§ Work instructions
Every line containing the word "that" needs to be found and copied.

§ Data section
** start **

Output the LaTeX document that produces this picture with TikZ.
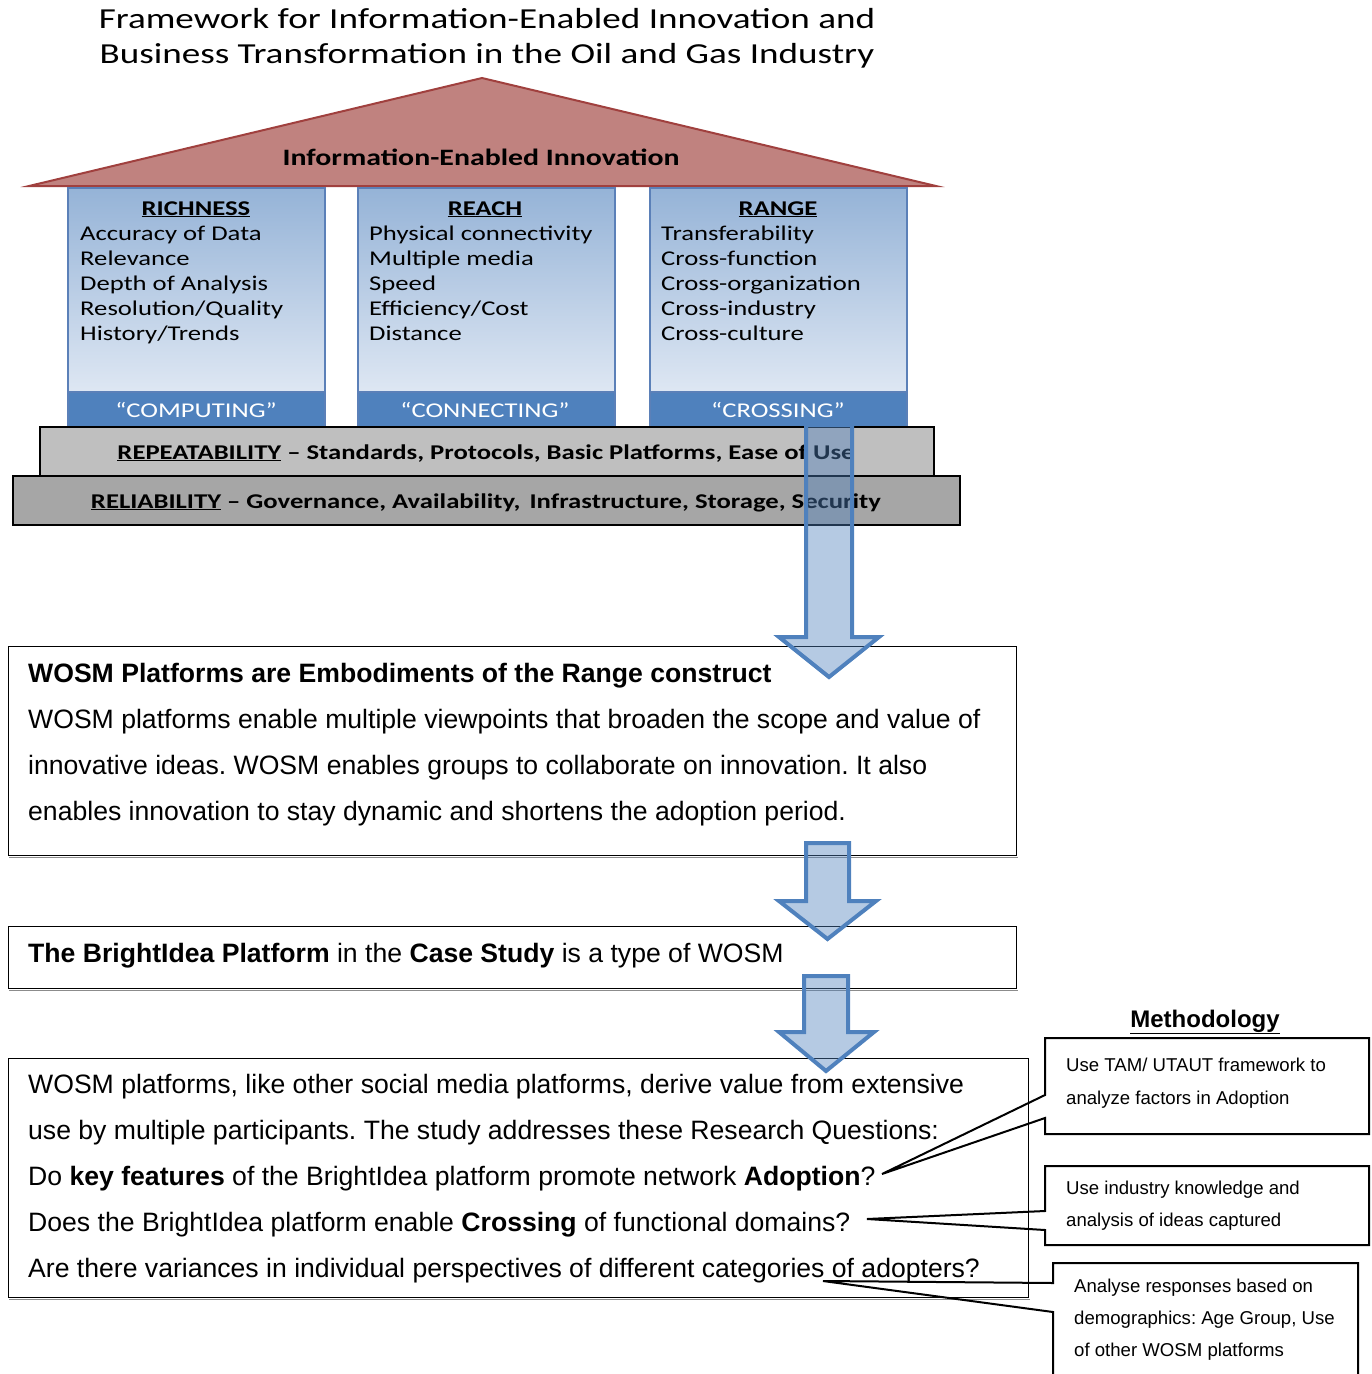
\documentclass[tikz,border=0pt]{standalone}
\usepackage{fontspec}
\setmainfont{Liberation Sans}
\newfontfamily\platfont{Carlito}[FakeStretch=1.27]
\newfontfamily\titlefont{Carlito}[FakeStretch=1.28]
\definecolor{roof}{HTML}{C0827F}
\definecolor{roofline}{HTML}{A0403E}
\definecolor{coltop}{HTML}{95B3D7}
\definecolor{colbot}{HTML}{DEE7F3}
\definecolor{colline}{HTML}{5B80B8}
\definecolor{band}{HTML}{4F81BD}
\definecolor{barlight}{HTML}{BFBFBF}
\definecolor{bardark}{HTML}{A6A6A6}
\definecolor{arrline}{HTML}{4F81BD}
\definecolor{shadowgray}{HTML}{8C8C8C}
\frenchspacing
\begin{document}
\begin{tikzpicture}[x=1pt,y=-1pt,
  plat/.style={font=\platfont\fontsize{21}{25}\selectfont, inner sep=0pt},
  colitem/.style={plat, anchor=base west},
  colhead/.style={font=\platfont\bfseries\fontsize{21}{25}\selectfont, inner sep=0pt, anchor=base},
  bandtext/.style={plat, anchor=base, text=white},
  bartext/.style={font=\platfont\bfseries\fontsize{21}{25}\selectfont, inner sep=0pt, anchor=base},
  mainbox/.style={draw=black, line width=1.4pt, anchor=north west, inner sep=0pt},
  maintext/.style={font=\fontsize{26.6}{30}\selectfont, anchor=base west, inner sep=0pt},
  calltext/.style={font=\fontsize{18.6}{22}\selectfont, anchor=base west, inner sep=0pt},
  callout/.style={draw=black, line width=2pt, line join=miter},
  blockarrow/.style={draw=arrline, line width=4pt, fill=arrline, fill opacity=0.42, line join=miter},
  pillar/.style={draw=colline, line width=2pt},
  boxshadow/.style={draw=shadowgray, line width=1.2pt}
]
\useasboundingbox (0,0) rectangle (1372,1374);

% title
\node[font=\titlefont\fontsize{29}{35}\selectfont, inner sep=0pt, anchor=base] (title1) at (487,28) {Framework for Information-Enabled Innovation and};
\node[font=\titlefont\fontsize{29}{35}\selectfont, inner sep=0pt, anchor=base] (title2) at (487,63) {Business Transformation in the Oil and Gas Industry};

% roof
\draw[fill=roof, draw=roofline, line width=2pt, line join=miter] (29,186) -- (482,78) -- (936,186) -- cycle;
\node[font=\platfont\bfseries\fontsize{23.5}{27}\selectfont, inner sep=0pt, anchor=base] (roofText) at (481,165) {Information-Enabled Innovation};

% pillars
\foreach \xl/\xr in {68/325, 358/615, 650/907}{
  \shade[top color=coltop, bottom color=colbot] (\xl,188) rectangle (\xr,392);
  \fill[band] (\xl,392) rectangle (\xr,427);
  \draw[pillar] (\xl,188) rectangle (\xr,427);
  \draw[colline, line width=1.5pt] (\xl,392) -- (\xr,392);
}

\node[colhead] (richness) at (196,215) {\underline{RICHNESS}};
\node[colitem] (r1) at (80,240) {Accuracy of Data};
\node[colitem] (r2) at (80,265.2) {Relevance};
\node[colitem] (r3) at (80,290.4) {Depth of Analysis};
\node[colitem] (r4) at (80,315.6) {Resolution/Quality};
\node[colitem] (r5) at (80,340.8) {History/Trends};
\node[bandtext] (computing) at (196,417) {“COMPUTING”};

\node[colhead] (reach) at (485,215) {\underline{REACH}};
\node[colitem] (c1) at (369,240) {Physical connectivity};
\node[colitem] (c2) at (369,265.2) {Multiple media};
\node[colitem] (c3) at (369,290.4) {Speed};
\node[colitem] (c4) at (369,315.6) {Efficiency/Cost};
\node[colitem] (c5) at (369,340.8) {Distance};
\node[bandtext] (connecting) at (485,417) {“CONNECTING”};

\node[colhead] (range) at (778,215) {\underline{RANGE}};
\node[colitem] (g1) at (661,240) {Transferability};
\node[colitem] (g2) at (661,265.2) {Cross-function};
\node[colitem] (g3) at (661,290.4) {Cross-organization};
\node[colitem] (g4) at (661,315.6) {Cross-industry};
\node[colitem] (g5) at (661,340.8) {Cross-culture};
\node[bandtext] (crossing) at (778,417) {“CROSSING”};

% foundation bars
\draw[fill=barlight, draw=black, line width=2pt] (40,427) rectangle (934,476);
\draw[fill=bardark, draw=black, line width=2pt] (13,476) rectangle (960,525);
\node[bartext] (repeat) at (486,459) {\underline{REPEATABILITY} – Standards, Protocols, Basic Platforms, Ease of Use};
\node[bartext] (reliab) at (486,508) {\underline{RELIABILITY} – Governance, Availability,\hspace{3pt} Infrastructure, Storage, Security};

% main boxes
\draw[boxshadow] (9,857.5) -- (1018,857.5);
\draw[boxshadow] (9,990.5) -- (1018,990.5);
\draw[boxshadow] (9,1299.5) -- (1030,1299.5);
\node[mainbox, minimum width=1008pt, minimum height=209pt] (boxA) at (8,646) {};
\node[maintext, font=\bfseries\fontsize{26.6}{30}\selectfont] (aHead) at (28,682) {WOSM Platforms are Embodiments of the Range construct};
\node[maintext] (a1) at (28,728) {WOSM platforms enable multiple viewpoints that broaden the scope and value of};
\node[maintext] (a2) at (28,774) {innovative ideas. WOSM enables groups to collaborate on innovation. It also};
\node[maintext] (a3) at (28,820) {enables innovation to stay dynamic and shortens the adoption period.};

\node[mainbox, minimum width=1008pt, minimum height=62pt] (boxB) at (8,926) {};
\node[maintext] (b1) at (28,962) {\textbf{The BrightIdea Platform} in the \textbf{Case Study} is a type of WOSM};

\node[mainbox, minimum width=1020pt, minimum height=239pt] (boxC) at (8,1058) {};
\node[maintext] (q1) at (28,1093) {WOSM platforms, like other social media platforms, derive value from extensive};
\node[maintext] (q2) at (28,1139) {use by multiple participants. The study addresses these Research Questions:};
\node[maintext] (q3) at (28,1185) {Do \textbf{key features} of the BrightIdea platform promote network \textbf{Adoption}?};
\node[maintext] (q4) at (28,1231) {Does the BrightIdea platform enable \textbf{Crossing} of functional domains?};
\node[maintext] (q5) at (28,1277) {Are there variances in individual perspectives of different categories of adopters?};

% methodology
\node[font=\bfseries\fontsize{24}{28}\selectfont, inner sep=0pt, anchor=base] (meth) at (1205,1027) {\underline{Methodology}};

\coordinate (tip1) at (882,1174);
\coordinate (tip2) at (867,1219);
\coordinate (tip3) at (823,1281);
\draw[callout] (1045,1095) -- (1045,1038) -- (1369,1038) -- (1369,1134) -- (1045,1134) -- (1045,1118) -- (tip1) -- cycle;
\draw[callout] (1045,1211) -- (1045,1166) -- (1369,1166) -- (1369,1245) -- (1045,1245) -- (1045,1230) -- (tip2) -- cycle;
\draw[callout] (1053,1283) -- (1053,1263) -- (1358,1263) -- (1358,1390) -- (1053,1390) -- (1053,1312) -- (tip3) -- cycle;

\node[calltext] (m1a) at (1066,1071) {Use TAM/ UTAUT framework to};
\node[calltext] (m1b) at (1066,1104) {analyze factors in Adoption};
\node[calltext] (m2a) at (1066,1194) {Use industry knowledge and};
\node[calltext] (m2b) at (1066,1226) {analysis of ideas captured};
\node[calltext] (m3a) at (1074,1292) {Analyse responses based on};
\node[calltext] (m3b) at (1074,1324) {demographics: Age Group, Use};
\node[calltext] (m3c) at (1074,1356) {of other WOSM platforms};

% block arrows
\draw[blockarrow] (806,425) -- (852,425) -- (852,637) -- (879,637) -- (829,677) -- (779,637) -- (806,637) -- cycle;
\draw[blockarrow] (806,843) -- (849,843) -- (849,901) -- (876,901) -- (827.5,939) -- (779,901) -- (806,901) -- cycle;
\draw[blockarrow] (804,976) -- (848,976) -- (848,1032) -- (874,1032) -- (826,1071) -- (779,1032) -- (804,1032) -- cycle;
\end{tikzpicture}
\end{document}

** end **

§ Written reply
Output the LaTeX document that produces this picture with TikZ.
\node[maintext] (a1) at (28,728) {WOSM platforms enable multiple viewpoints that broaden the scope and value of};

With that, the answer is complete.